よく、「生理中に鍼灸受けていいですか?」とご相談いただきますがもちろん、答えは「Yes!」
生理中に鍼灸を受ける機会があり、生理痛・月経痛があるようでしたら担当の鍼灸師に相談してみてください。
また、前述しましたが生理痛・月経痛の痛みに対する鍼灸だけでなくカラダづくりのサポートとしても鍼灸は活躍してくれます。
例えば、生活習慣の見直しということで『良質な睡眠』『ストレスを溜めない』とあげましたが「睡眠取りたくてもうまく寝付けない」「ストレス溜めないなんて無理!」と思われたかた多くいらっしゃるでしょう。
どちらも自律神経に関わってくるところです。自律神経は交感神経と副交感神経のバランスが大切と言われてますが、現代人は交感神経が優位になっている方が多いと言われています。
ストレスが過多になると、交感神経優位になってカラダは常にスイッチオンモード!
寝る時は本来は、副交感神経優位のスイッチオフモードのはずなのにオンモードになってしまっていればうまくいく寝付けないはずですよね。
ここで活躍してくれるのが鍼灸です!なんと、鍼灸は自律神経のバランスを整えるのも得意としてます。
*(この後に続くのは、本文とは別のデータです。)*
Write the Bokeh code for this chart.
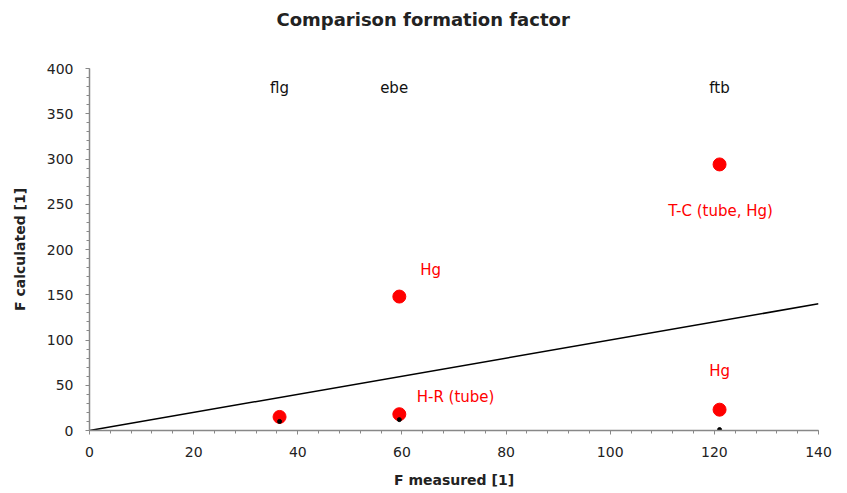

なので、鍼灸を受けた日はスッと眠れたとか、受けた直後から眠そうにしてる方もいらっしゃいます。
また、ストレスそのものを無くすことは難しいですがストレスによって出たカラダの症状をとることでカラダがスッキリし、ココロも軽くなることもあります。
これは、東洋医学の『心身一如』(心とカラダは繋がっている)という考えそのものですね。
お忙しい人にこそ鍼灸はおすすめです。
生活習慣の見直しと共に定期的なメンテナンスとして鍼灸を取り入れることで生理痛・月経痛を緩和し生理中でもハッピーに過ごしてみてはいかがでしょうか。